Additionally, the incidence of liability when providing proactive advice is far more remote when the taxpayer does not receive any additional advice post-transaction, i.e. participating in the actual preparation of the return to reflect the transactions. Even with some participation in the generation of the tax return, provided it is less than 5 percent of the aggregate time spent by you in providing advice, you are still not considered a tax preparer. Simply refusing to review any portion of the return or comment on the tax ramifications may substantially eliminate liability exposure. Unlike a signing tax preparer, your book of business is not exposed to the search and sort characteristics of electronically filed returns.
Ethical Issues
Because the solutions presented often culminate in a combination of entities and strategies directed to the principals, we must address the issue of, “who is the client?” Often, strategies recommended during an assessment involve multiple entities and transactions with principals of the core organization.

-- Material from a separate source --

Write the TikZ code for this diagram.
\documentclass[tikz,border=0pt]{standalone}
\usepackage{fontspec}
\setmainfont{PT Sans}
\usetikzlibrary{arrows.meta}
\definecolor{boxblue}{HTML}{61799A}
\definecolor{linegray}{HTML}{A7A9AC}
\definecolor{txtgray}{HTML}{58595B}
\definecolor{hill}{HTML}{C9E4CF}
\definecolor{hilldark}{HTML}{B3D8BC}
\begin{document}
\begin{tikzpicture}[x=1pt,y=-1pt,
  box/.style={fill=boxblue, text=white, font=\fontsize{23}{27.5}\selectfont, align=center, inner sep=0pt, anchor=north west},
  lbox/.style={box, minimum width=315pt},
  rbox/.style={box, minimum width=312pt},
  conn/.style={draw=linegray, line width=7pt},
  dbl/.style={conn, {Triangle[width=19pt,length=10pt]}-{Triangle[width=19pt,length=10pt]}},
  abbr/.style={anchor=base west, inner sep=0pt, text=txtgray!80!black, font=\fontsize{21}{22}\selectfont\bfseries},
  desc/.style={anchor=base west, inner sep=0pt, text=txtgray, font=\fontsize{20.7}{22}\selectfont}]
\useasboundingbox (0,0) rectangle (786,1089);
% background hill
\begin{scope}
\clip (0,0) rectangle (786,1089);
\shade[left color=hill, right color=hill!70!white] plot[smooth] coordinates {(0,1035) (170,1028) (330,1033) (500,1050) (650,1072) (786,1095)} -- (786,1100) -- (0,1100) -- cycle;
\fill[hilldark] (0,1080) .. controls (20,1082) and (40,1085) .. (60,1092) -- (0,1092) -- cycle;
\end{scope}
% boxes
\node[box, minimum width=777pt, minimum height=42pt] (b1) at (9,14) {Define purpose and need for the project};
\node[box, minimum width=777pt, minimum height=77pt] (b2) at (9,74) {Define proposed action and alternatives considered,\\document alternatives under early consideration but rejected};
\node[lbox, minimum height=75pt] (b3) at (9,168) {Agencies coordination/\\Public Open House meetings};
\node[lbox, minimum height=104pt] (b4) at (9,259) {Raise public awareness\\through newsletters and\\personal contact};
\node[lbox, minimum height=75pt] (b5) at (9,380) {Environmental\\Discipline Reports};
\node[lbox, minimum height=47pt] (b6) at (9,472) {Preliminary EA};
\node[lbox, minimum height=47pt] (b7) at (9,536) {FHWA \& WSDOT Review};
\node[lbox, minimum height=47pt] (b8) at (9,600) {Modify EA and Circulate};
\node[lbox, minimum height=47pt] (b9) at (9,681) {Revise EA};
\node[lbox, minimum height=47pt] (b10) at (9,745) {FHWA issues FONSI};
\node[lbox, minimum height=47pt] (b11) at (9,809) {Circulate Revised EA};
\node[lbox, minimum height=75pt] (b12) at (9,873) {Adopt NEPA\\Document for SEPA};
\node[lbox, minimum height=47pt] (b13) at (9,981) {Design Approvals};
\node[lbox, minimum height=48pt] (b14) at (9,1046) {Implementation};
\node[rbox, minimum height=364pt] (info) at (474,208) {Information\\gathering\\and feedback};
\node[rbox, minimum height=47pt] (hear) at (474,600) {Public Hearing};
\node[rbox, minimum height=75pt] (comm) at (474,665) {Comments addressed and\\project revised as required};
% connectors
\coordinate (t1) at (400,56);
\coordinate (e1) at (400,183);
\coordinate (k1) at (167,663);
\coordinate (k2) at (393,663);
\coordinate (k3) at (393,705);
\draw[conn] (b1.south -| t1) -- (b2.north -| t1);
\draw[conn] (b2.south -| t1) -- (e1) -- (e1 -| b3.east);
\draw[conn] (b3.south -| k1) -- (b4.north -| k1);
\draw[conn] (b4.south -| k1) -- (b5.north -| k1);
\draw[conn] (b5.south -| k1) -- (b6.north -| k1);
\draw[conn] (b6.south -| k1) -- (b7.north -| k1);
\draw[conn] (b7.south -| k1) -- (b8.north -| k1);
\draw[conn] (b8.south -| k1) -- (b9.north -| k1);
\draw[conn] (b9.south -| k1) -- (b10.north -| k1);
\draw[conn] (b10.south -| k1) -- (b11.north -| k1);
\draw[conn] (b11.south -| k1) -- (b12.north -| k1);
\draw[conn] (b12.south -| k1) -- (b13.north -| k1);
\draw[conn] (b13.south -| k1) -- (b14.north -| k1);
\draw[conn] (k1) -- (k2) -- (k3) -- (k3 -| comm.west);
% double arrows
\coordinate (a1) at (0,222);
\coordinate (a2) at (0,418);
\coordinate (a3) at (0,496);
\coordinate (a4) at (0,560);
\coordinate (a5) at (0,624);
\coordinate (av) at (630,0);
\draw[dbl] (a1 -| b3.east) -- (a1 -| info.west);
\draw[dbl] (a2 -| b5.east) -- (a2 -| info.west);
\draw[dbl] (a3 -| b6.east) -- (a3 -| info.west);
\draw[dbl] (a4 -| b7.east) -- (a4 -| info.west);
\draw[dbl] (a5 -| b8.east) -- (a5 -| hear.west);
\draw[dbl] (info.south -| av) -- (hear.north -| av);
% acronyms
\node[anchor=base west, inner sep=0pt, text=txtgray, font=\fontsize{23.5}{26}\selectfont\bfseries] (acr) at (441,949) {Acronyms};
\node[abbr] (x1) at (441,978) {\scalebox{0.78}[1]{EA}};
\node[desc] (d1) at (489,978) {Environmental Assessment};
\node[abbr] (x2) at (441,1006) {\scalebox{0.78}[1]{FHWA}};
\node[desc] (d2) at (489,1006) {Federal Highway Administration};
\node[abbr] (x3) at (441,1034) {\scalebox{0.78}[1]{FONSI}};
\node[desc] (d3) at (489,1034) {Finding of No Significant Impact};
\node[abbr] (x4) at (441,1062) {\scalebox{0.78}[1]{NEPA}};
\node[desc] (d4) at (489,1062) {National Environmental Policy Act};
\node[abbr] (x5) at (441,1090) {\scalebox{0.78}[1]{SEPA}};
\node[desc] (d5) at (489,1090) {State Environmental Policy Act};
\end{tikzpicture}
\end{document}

To complicate matters further, the attorney rendering the assessment is creating attorney-client communications.
The ABA Model Rules of Professional Conduct serves as a model for the ethics rules in most jurisdictions. Rule 1.13 makes it clear that a lawyer employed by an organization to be formed represents the organization through its authorized constituents. The lawyer should be careful not to presume the interests of the owners, officers and employees are in alignment with the company.
Rule 1.13(f) requires disclosure to the company’s directors, officers, employees, owners, or other constituents that the client is the company when the lawyer knows that the organization’s interest are adverse. Yet Rule 1.13(g) recognizes that the lawyer may also end up representing a principal or employee. See comment 12. Rule 1.7(a) prohibits representation leading to concurrent conflicts of interest. A concurrent conflict is one that is directly adverse or which leads to a significant risk of materially limiting the lawyer’s responsibilities to one of the clients. Concurrent representation is allowed under Rule 1.7(b) if the lawyer believes competent and diligent representation can be provided to each and it does not involve the assertion of a claim by one client as to the other. Even then, full disclosure and client consent is required.

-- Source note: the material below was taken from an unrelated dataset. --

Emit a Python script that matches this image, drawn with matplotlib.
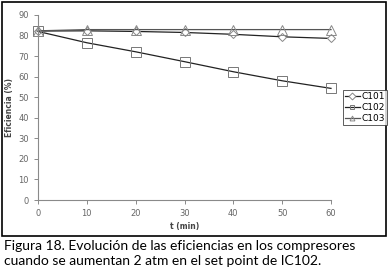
import matplotlib.pyplot as plt
from matplotlib.patches import Rectangle

# data
t = [0, 10, 20, 30, 40, 50, 60]
c101 = [82.2, 82.3, 82.0, 81.5, 80.6, 79.4, 78.6]
c102 = [82.0, 76.5, 72.1, 67.3, 62.4, 58.0, 54.3]
c103 = [82.3, 82.9, 82.9, 82.9, 82.9, 82.9, 82.9]
names = ["C101", "C102", "C103"]
caption = ("Figura 18. Evolución de las eficiencias en los compresores\n"
           "cuando se aumentan 2 atm en el set point de IC102.")

fig = plt.figure(figsize=(3.9, 2.78), dpi=100)
W, H = 390, 278
ax = fig.add_axes([38 / W, 1 - 200 / H, (331 - 38) / W, (200 - 15) / H])

gray = "#8a8a8a"
ax.plot(t, c101, color="#222222", lw=0.9, marker="D", ms=4.5, mfc="white",
        mec="#888888", mew=0.7, label=names[0], clip_on=False)
ax.plot(t, c102, color="#222222", lw=0.9, marker="s", ms=7, mfc="none",
        mec="#777777", mew=0.7, label=names[1], clip_on=False)
ax.plot(t, c103, color="#555555", lw=0.9, marker="^", ms=7, mfc="none",
        mec="#888888", mew=0.7, label=names[2], clip_on=False)

ax.set_xlim(0, 60)
ax.set_ylim(0, 90)
ax.set_xticks(range(0, 61, 10))
ax.set_yticks(range(0, 91, 10))
for s in ["top", "right"]:
    ax.spines[s].set_visible(False)
for s in ["left", "bottom"]:
    ax.spines[s].set_color(gray)
    ax.spines[s].set_linewidth(0.8)
ax.tick_params(colors=gray, labelcolor="#666666", labelsize=6, length=3, width=0.7)
ax.set_xlabel("t (min)", fontsize=5.5, fontweight="bold", color="#444444", labelpad=3)
ax.set_ylabel("Eficiencia (%)", fontsize=5.5, fontweight="bold", color="#444444", labelpad=3)

leg = fig.legend(loc="upper left", bbox_to_anchor=(343 / W, 1 - 90 / H),
                 fontsize=6.5, frameon=True, fancybox=False, edgecolor="#333333",
                 handlelength=1.7, borderpad=0.2, labelspacing=0.25,
                 handletextpad=0.2, borderaxespad=0)
leg.get_frame().set_linewidth(0.7)
for h in leg.legend_handles:
    h.set_markersize(3.5)

# outer frame of the chart
fig.patches.append(Rectangle((2 / W, 1 - 236 / H), 384 / W, 234 / H,
                             transform=fig.transFigure, fill=False,
                             edgecolor="black", lw=1.2))

fig.text(4 / W, 1 - 240 / H, caption, ha="left", va="top", fontsize=10,
         family="Lato", linespacing=1.3)

fig.savefig("out.png", dpi=100)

When designing an enterprise structure through an assessment, lawyers often provide legal advice that could be protected by the attorney-client privilege, normally to more than one client. The privilege can be protected through a joint representation arrangement by the clients.
Lawyers are also allowed to provide joint representation to any number of clients if there is not a conflict of interest. Pursuant to a joint representation agreement, the clients share the attorney client privilege, provided the communication is (a) with a company employee, (b) at the direction of superiors, (c) for the company and the facts are needed to render the advice, (d) within the scope of duties of the employee, and (e) confidential. Upjohn Co. v. United States, 449 U.S. 383 (1981), See also Restatement Third, The Law Governing Lawyers §73.
You can set out the information that may be withheld from the other clients, otherwise the attorney-client privilege cannot be asserted as to each other. ABA Model Rule 1.7. Since there are no secrets between the clients with regard to joint representation, be careful not to include entities that you know will be spun out of the enterprise, or make sure to exclude the attorney-client relationship in the ultimate sale.
Conclusion
While there are some obstacles to implementation, associating with experienced counsel not only provides you the opportunity to implement the solutions being proposed, but it also deepens your relationship with existing clients. The Legal Assessment can forge a mutually rewarding relationship with current or prospective clients.